As tax law is subject to powerful political currents and international inflows, in addition to its function of interpreting existing law and shaping new law, German tax law scholarship takes on the important task of giving its object internal stability and of marshalling the fiscal grip of the state on the citizen.
The search for the internal structure of tax legislation follows two different yet often crossing or parallel paths: On the one hand, there is the attempt to build and unfold a coherent “tax system” by identifying and developing guiding principles of taxation. On the other hand, there is the endeavour to establish superordinate systematics by employing the link to non-tax branches of the legal system, namely to private law, constitutional law or the law of the European Union.
In his article Wolfgang Schön points out that a particular strength of German tax scholarship lies in the intensive interaction between theory and practice, in the dialogue between academics, judiciary, administration and tax practitioners. To a large extent, academic teaching and writing in Germany consists of doctrinal contributions which strive to interpret the law, to apply it to certain real or fictitious cases and to “discover” underlying “systems” or principles from which further conclusions and analogies can be drawn.

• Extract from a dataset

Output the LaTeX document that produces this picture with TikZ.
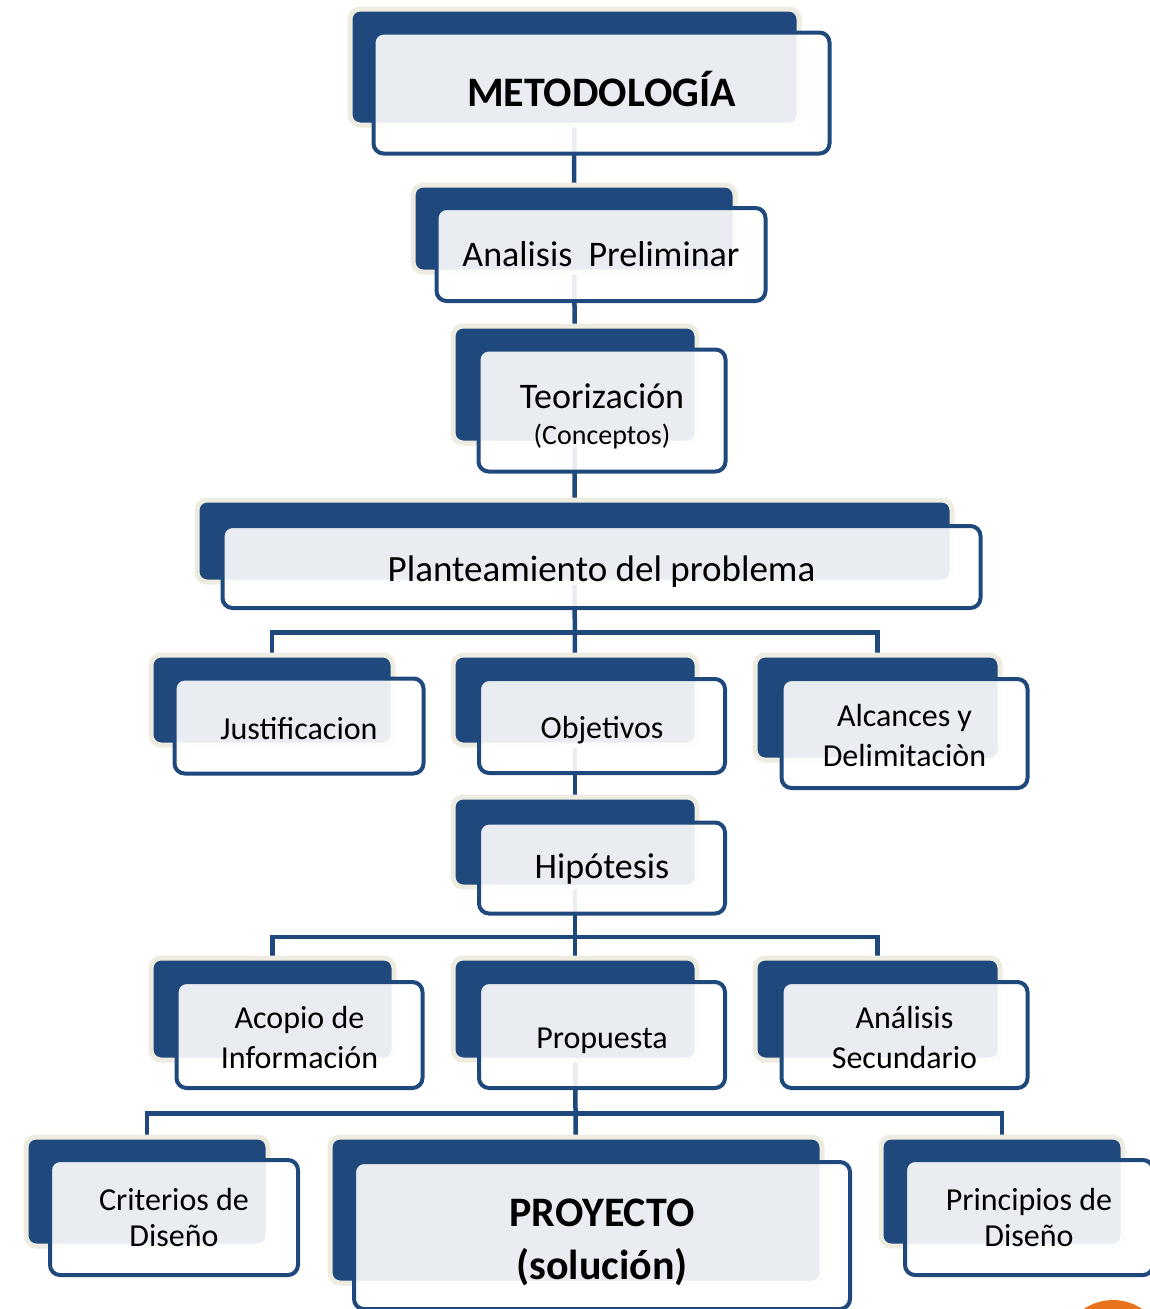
\documentclass[tikz,border=0pt]{standalone}
\usepackage{fontspec}
\setmainfont{Carlito}
\usetikzlibrary{calc, backgrounds}

\definecolor{boxblue}{HTML}{1F497D}
\definecolor{boxcream}{HTML}{EEECE1}
\definecolor{boxorange}{HTML}{E8731C}

\begin{document}
\begin{tikzpicture}[x=1pt, y=-1pt]
    % --- Style Definitions ---
    \tikzset{
        back style/.style={
            fill=boxblue,
            draw=boxcream,
            line width=5pt,
            rounded corners=10pt,
            inner sep=0pt,
            outer sep=0pt
        },
        front style/.style={
            fill=white,
            fill opacity=0.9,
            draw=boxblue,
            line width=4pt,
            rounded corners=10pt,
            inner sep=0pt
        },
        label text/.style={font=\fontsize{32}{40}\selectfont, align=center},
        main text/.style={font=\fontsize{36}{40}\selectfont, align=center},
        title text/.style={font=\fontsize{42}{53}\selectfont\bfseries, align=center},
        link style/.style={draw=boxblue, line width=4.5pt}
    }

    \useasboundingbox (0,0) rectangle (1149,1309);

    % ==========================================
    % UPPER CHAIN
    % ==========================================

    % 1. Metodologia
    \node[back style, minimum width=449pt, minimum height=116pt] (metodo_back) at (574.5,67) {};
    \node[front style, minimum width=456pt, minimum height=121pt] (metodo) at ($(metodo_back)+(27,26)$) {};
    \node[title text] (metodo_text) at ($(metodo.center)+(0,-4)$) {METODOLOGÍA};

    % 2. Analisis preliminar
    \node[back style, minimum width=322pt, minimum height=87pt] (analisis_back) at (574,228.5) {};
    \node[front style, minimum width=329pt, minimum height=93pt] (analisis) at ($(analisis_back)+(27,26)$) {};
    \node[main text] (analisis_text) at (analisis.center) {Analisis~ Preliminar};

    % 3. Teorizacion
    \node[back style, minimum width=244pt, minimum height=117pt] (teoria_back) at (575,384.5) {};
    \node[front style, minimum width=247pt, minimum height=122pt] (teoria) at ($(teoria_back)+(27,26)$) {};
    \node[main text] (teoria_text) at ($(teoria.center)+(0,6)$)
        {Teorización\\[-4pt]{\fontsize{28}{32}\selectfont (Conceptos)}};

    % 4. Planteamiento
    \node[back style, minimum width=755pt, minimum height=82pt] (plant_back) at (574.5,541) {};
    \node[front style, minimum width=758pt, minimum height=82pt] (plant) at ($(plant_back)+(27,26)$) {};
    \node[main text, font=\fontsize{37}{40}\selectfont] (plant_text) at ($(plant.center)+(0,5)$) {Planteamiento del problema};

    % ==========================================
    % SECOND ROW AND HYPOTHESIS
    % ==========================================
    \node[back style, minimum width=242pt, minimum height=90pt] (just_back) at (272,700) {};
    \node[front style, minimum width=249pt, minimum height=95pt] (just) at ($(just_back)+(27,26)$) {};
    \node[label text] (just_text) at ($(just.center)+(0,3)$) {Justificacion};

    \node[back style, minimum width=244pt, minimum height=90pt] (obj_back) at (575,700) {};
    \node[front style, minimum width=246pt, minimum height=94pt] (obj) at ($(obj_back)+(27,26)$) {};
    \node[label text] (obj_text) at ($(obj.center)+(0,4)$) {Objetivos};

    \node[back style, minimum width=245pt, minimum height=105pt] (alc_back) at (877.5,707.5) {};
    \node[front style, minimum width=246pt, minimum height=109pt] (alc) at ($(alc_back)+(27,26)$) {};
    \node[label text] (alc_text) at ($(alc.center)+(0,2)$) {Alcances y\\Delimitaciòn};

    \node[back style, minimum width=244pt, minimum height=90pt] (hip_back) at (575,842) {};
    \node[front style, minimum width=246pt, minimum height=91pt] (hip) at ($(hip_back)+(27,26)$) {};
    \node[main text] (hip_text) at ($(hip.center)+(0,1)$) {Hipótesis};

    % ==========================================
    % THIRD ROW
    % ==========================================
    \node[back style, minimum width=243pt, minimum height=102pt] (acopio_back) at (272.5,1009) {};
    \node[front style, minimum width=246pt, minimum height=106pt] (acopio) at ($(acopio_back)+(27,26)$) {};
    \node[label text] (acopio_text) at ($(acopio.center)+(0,2)$) {Acopio de\\Información};

    \node[back style, minimum width=244pt, minimum height=102pt] (prop_back) at (575,1009) {};
    \node[front style, minimum width=246pt, minimum height=106pt] (prop) at ($(prop_back)+(27,26)$) {};
    \node[label text] (prop_text) at ($(prop.center)+(0,6)$) {Propuesta};

    \node[back style, minimum width=245pt, minimum height=102pt] (anal_back) at (877.5,1009) {};
    \node[front style, minimum width=246pt, minimum height=106pt] (anal) at ($(anal_back)+(27,26)$) {};
    \node[label text] (anal_text) at ($(anal.center)+(0,2)$) {Análisis\\Secundario};

    % ==========================================
    % BOTTOM ROW
    % ==========================================
    \node[back style, minimum width=242pt, minimum height=109pt] (crit_back) at (147,1191.5) {};
    \node[front style, minimum width=248pt, minimum height=115pt] (crit) at ($(crit_back)+(27,26)$) {};
    \node[label text, font=\fontsize{32}{36}\selectfont] (crit_text) at (crit.center) {Criterios de\\Diseño};

    \node[back style, minimum width=492pt, minimum height=146pt] (proy_back) at (576,1210) {};
    \node[front style, minimum width=496pt, minimum height=147pt] (proy) at ($(proy_back)+(26,25.5)$) {};
    \node[title text] (proy_text) at ($(proy.center)+(0,7)$) {PROYECTO\\(solución)};

    \node[back style, minimum width=242pt, minimum height=109pt] (princ_back) at (1002,1191.5) {};
    \node[front style, minimum width=248pt, minimum height=115pt] (princ) at ($(princ_back)+(27,26)$) {};
    \node[label text, font=\fontsize{32}{36}\selectfont] (princ_text) at (princ.center) {Principios de\\Diseño};

    % cut-off orange disc in the corner
    \fill[boxorange] (1113,1352) circle[radius=52];

    % ==========================================
    % CONNECTORS (behind the boxes)
    % ==========================================
    \coordinate (bar_one) at ($(plant.south)!0.5!(obj_back.north)$);
    \coordinate (bar_two) at ($(hip.south)!0.5!(prop_back.north)$);
    \coordinate (bar_three) at ($(prop.south)!0.5!(proy_back.north)$);

    \begin{pgfonlayer}{background}
        \draw[link style] (metodo_back) -- (analisis_back);
        \draw[link style] (analisis_back) -- (teoria_back);
        \draw[link style] (teoria_back) -- (plant_back);
        \draw[link style] (plant_back) -- (obj_back);
        \draw[link style] (just_back) |- (bar_one) -| (alc_back);
        \draw[link style] (obj_back) -- (hip_back);
        \draw[link style] (hip_back) -- (prop_back);
        \draw[link style] (acopio_back) |- (bar_two) -| (anal_back);
        \draw[link style] (prop_back) -- (proy_back);
        \draw[link style] (crit_back) |- (bar_three) -| (princ_back);
    \end{pgfonlayer}

\end{tikzpicture}
\end{document}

However, this continuous and time-consuming high-level dialogue might have been detrimental to dealing with more fundamental considerations, Schön points out. Methods and insights from history, sociology, political science and – above all – economics have only recently made their way into German legal scholarship.
Furthermore, in-depth tax policy analyses or so-called seminal articles on legal practice, which place important court rulings in a larger, political, historical or economic context are not as widespread in German academic literature as for example in common law countries.
Published: Grenzüberschreitungen der Steuerrechtswissenschaft, StuW, 2018, 3, 201-215.